On August 1st, Meituan, Taobao’s Ele.me, and JD successively released statements, with Meituan describing the past month’s food delivery battle as “disorderly competition”, while Ele.me and JD labeled it as “malicious competition”. The platforms pointed directly at “zero-cost purchases” subsidies and stated they would not forcibly or indirectly require merchants to participate in subsidy activities, safeguarding merchants’ pricing autonomy and ensuring the rights of delivery riders.
Analysts believe that despite the commitments made by these three companies, the cooling of competition in food delivery seems slow and could continue to undermine future performance.
Meituan’s CEO of local core business, Wang Puzhong, stated in July, “Cutthroat competition is meaningless, and harms the industry.” However, he justified Meituan’s large subsidy distribution starting on July 5th as a response to competitors.
“If others attack you in an irrational way, you are forced to retaliate.

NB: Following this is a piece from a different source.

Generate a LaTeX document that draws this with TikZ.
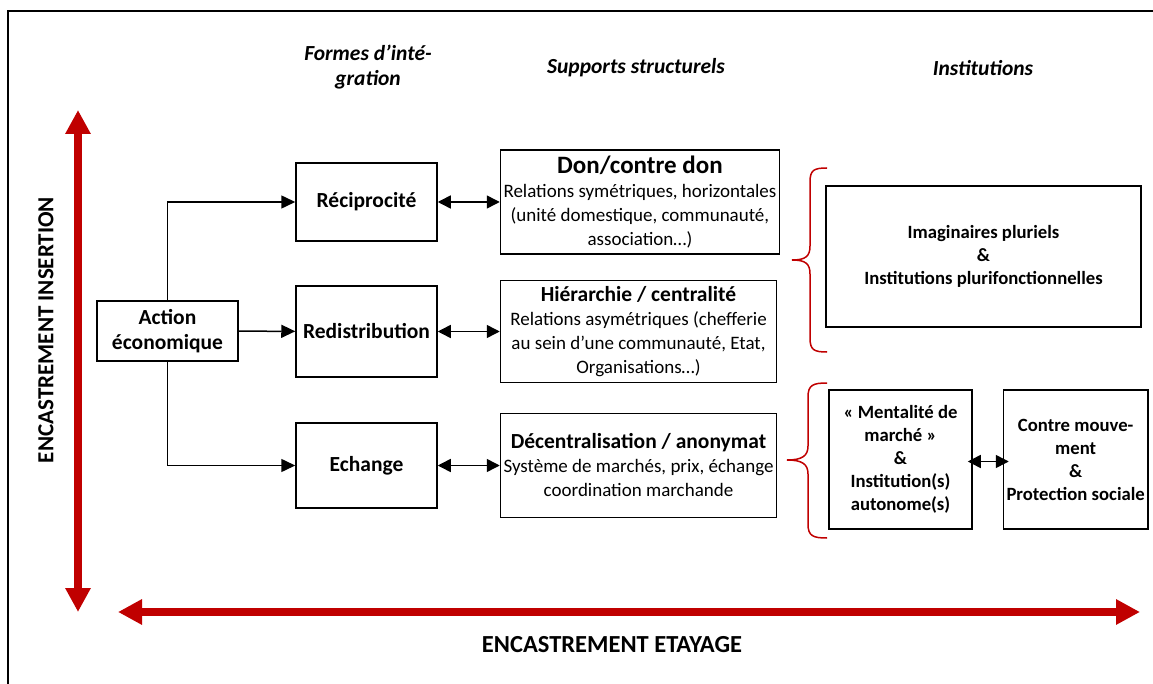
\documentclass[tikz,border=0pt]{standalone}
\usepackage{fontspec}
\setmainfont{Carlito}
\usetikzlibrary{positioning,arrows.meta}
\definecolor{rouge}{RGB}{192,0,0}
\tikzset{cadre/.style={draw,line width=1.5pt,align=center,inner sep=3pt}}
\tikzset{forme/.style={cadre,minimum width=141pt,font=\bfseries\fontsize{21.5}{25}\selectfont}}
\tikzset{support/.style={cadre,minimum width=276pt,minimum height=104pt,font=\fontsize{19}{24}\selectfont}}
\tikzset{institution/.style={cadre,font=\bfseries\fontsize{18.7}{23}\selectfont}}
\tikzset{titre/.style={align=center,font=\bfseries\itshape\fontsize{21.5}{25}\selectfont}}
\tikzset{axe/.style={font=\bfseries\fontsize{23}{27}\selectfont}}
\tikzset{fleche/.style={line width=1.5pt,-{Triangle[length=14pt,width=13pt]}}}
\tikzset{lien/.style={line width=1.5pt,{Triangle[length=13pt,width=13pt]}-{Triangle[length=13pt,width=13pt]}}}
\tikzset{etai/.style={draw=rouge,line width=8pt,{Triangle[length=24pt,width=24pt]}-{Triangle[length=24pt,width=24pt]}}}
\tikzset{accolade/.style={draw=rouge,line width=1.5pt}}
\newcommand{\soustitre}[2][21.5]{{\bfseries\fontsize{#1}{26}\selectfont #2}}

\begin{document}
\begin{tikzpicture}[x=1pt,y=-1pt]
		\useasboundingbox (0,0) rectangle (1153,684);
		\draw[line width=1.2pt] (8,684) -- (8,11) -- (1153,11);
		% titres des colonnes
		\node[titre] (t1) at (368,67) {Formes d’inté-\\gration};
		\node[titre] (t2) at (636,68) {Supports structurels};
		\node[titre] (t3) at (983,68) {Institutions};
		% axes
		\coordinate (haut) at (78,110);
		\coordinate (bas) at (78,612);
		\coordinate (gauche) at (118,612);
		\coordinate (droite) at (1140,612);
		\draw[etai] (haut) -- (bas);
		\draw[etai] (gauche) -- (droite);
		\node[axe,rotate=90] (insertion) at (46,330) {ENCASTREMENT INSERTION};
		\node[axe,font=\bfseries\fontsize{24.5}{28}\selectfont] (etayage) at (612,645) {ENCASTREMENT ETAYAGE};
		% formes d'integration
		\node[forme,minimum height=60pt] (action) at (167.5,331) {Action\\économique};
		\node[forme,minimum height=78pt] (recip) at (366.5,202) {Réciprocité};
		\node[forme,minimum height=91pt] (redis) at (366.5,331.5) {Redistribution};
		\node[forme,minimum height=85pt] (echange) at (366.5,465.5) {Echange};
		\draw[fleche] (action.north) |- (recip);
		\draw[fleche] (action) -- (redis);
		\draw[fleche] (action.south) |- (echange);
		% supports structurels
		\node[support,right=62pt of recip] (don) {\soustitre[25]{Don/contre don}\\Relations symétriques, horizontales\\(unité domestique, communauté,\\association…)};
		\node[support,minimum height=102pt,right=62pt of redis] (hier) {\soustitre{Hiérarchie / centralité}\\Relations asymétriques (chefferie\\au sein d’une communauté, Etat,\\Organisations…)};
		\node[support,right=62pt of echange] (decent) {\soustitre{Décentralisation / anonymat}\\Système de marchés, prix, échange\\coordination marchande};
		\draw[lien] (recip) -- (don);
		\draw[lien] (redis) -- (hier);
		\draw[lien] (echange) -- (decent);
		% institutions
		\node[institution,minimum width=315pt,minimum height=141pt] (imag) at (983.5,256.5) {Imaginaires pluriels\\\&\\Institutions plurifonctionnelles};
		\node[institution,minimum width=143pt,minimum height=139pt] (mental) at (900.5,459.5) {«~Mentalité de\\marché~»\\\&\\Institution(s)\\autonome(s)};
		\node[institution,minimum width=143pt,minimum height=139pt,right=30pt of mental] (contre) {Contre mouve-\\ment\\\&\\Protection sociale};
		\draw[lien,shorten <=-5pt,shorten >=-6pt] ([yshift=-2pt]mental.east) -- ([yshift=-2pt]contre.west);
		% accolades
		\draw[accolade] (827,168) .. controls (814,168) and (810,170) .. (810,182) -- (810,246) .. controls (810,256) and (806,260) .. (792,260) .. controls (806,260) and (810,264) .. (810,274) -- (810,338) .. controls (810,350) and (814,352) .. (827,352);
		\draw[accolade] (827,383) .. controls (813,383) and (808,385) .. (808,397) -- (808,446) .. controls (808,456) and (802,460) .. (787,460) .. controls (802,460) and (808,464) .. (808,474) -- (808,524) .. controls (808,536) and (813,538) .. (827,538);
	\end{tikzpicture}
\end{document}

If we don’t participate in the main business, we won’t even have the opportunity to transition into artificial intelligence (AI),” Wang Puzhong said.
According to a report by mainland Chinese media outlet “First Financial”, the fierce competition among the three major food delivery giants has hurt the lower-level businesses on their platforms the most.
The head of a leading tea drink brand’s delivery business expressed at a previous high-quality development forum hosted by Meituan that the irrational subsidies in the food delivery battle have brought about a “false prosperity”.
“We usually have a real price of around 20 yuan per cup, but now, with subsidies, users can buy a cup for only a few yuan. When the subsidies are gone, many people will either reduce their consumption or stop drinking altogether,” he stated that the ultra-low prices have changed consumption habits and perceptions. After the reduction in subsidies, both customer unit price and order volume have decreased, making it challenging to restore a normal pricing system.